The Ministry of Defense has unveiled and begun a series of tests on an upgraded version of its Namer heavy armored personnel carrier (APC) making it better suited for urban combat by fitting it for the first time with a 30mm turret.

“An APC equipped with a turret and cannon gives it an advantage during urban warfare,” stated Brigadier General Baruch Matzliach, head of the Tank Program Administration. “The shortened cannon makes it more maneuverable, and [gives it] the ability to provide firepower to infantry soldiers. It also lets infantry soldiers be more independent on the battlefield, with less dependence on other units to provide firepower.”

The Namer is currently the IDF’s most fortified APC, outfitted with the Trophy anti-tank missile active protection system also installed on the Merkava Tank. The IDF has invested significant funds into upgrading its capabilities in the three years since the Gaza War of 2014, especially in the field of urban combat.

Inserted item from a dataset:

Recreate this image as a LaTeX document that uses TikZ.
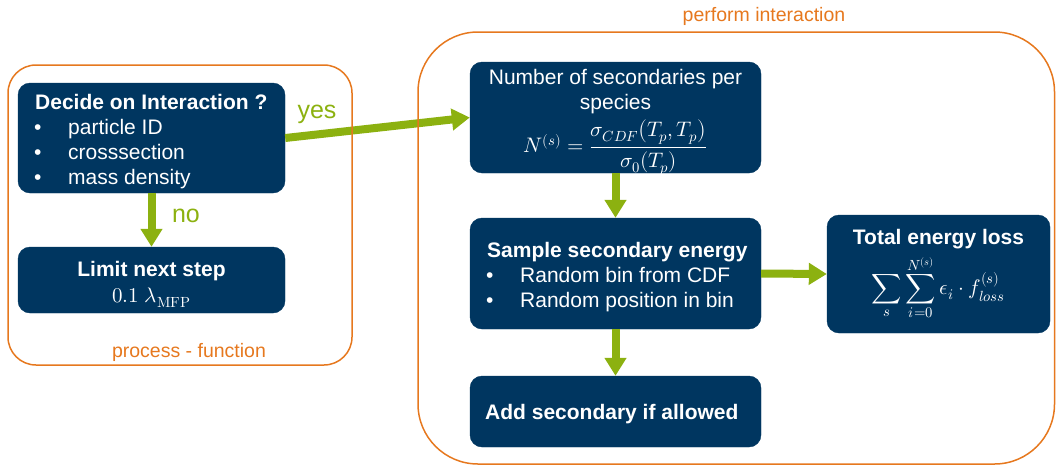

“The turret is unmanned and does not penetrate the combat cell so that the ability to carry the soldiers is not harmed. Its operation is expected to be simple and will be performed by the APC’s crew. The turret will also incorporate an active defense system and additional systems that will greatly contribute to its capabilities.”

The turret will also be installed on the IDF’s new wheeled APC, the Eitan, which is considered more maneuverable than other APCs and is set to enter operational use for infantry battalions in the coming year.

The Eitan can carry 12 soldiers—including the commander, gunner and driver— and has touch-screen systems offering a 360-degree view of the battlefield.

While less fortified than the Namer, it will be equipped with advanced defense systems such as the Trophy active protection system and hi-tech armor designed to protect against RPGs and anti-tank missiles. The Eitan will also come equipped with an FN MAG, .50 caliber heavy machine gun, a 30mm cannon with a range of 2,500 meters and a missile launcher that can be operated without crew members leaving the vehicle and exposing themselves to the enemy.

“We are taking the APC to a whole new level, turning the Namer (APC) into an infantry fighting vehicle (IFV), which will allow crew to use it not only as an armored vehicle which wheels them from place to place,” Matzliach said at the Second International Ground Warfare and Logistics Conference at Latrun outside of Jerusalem in May.

The tests are being carried out by the Tank Program Administration of Israel’s Defense Ministry together with the IDF Ground Forces.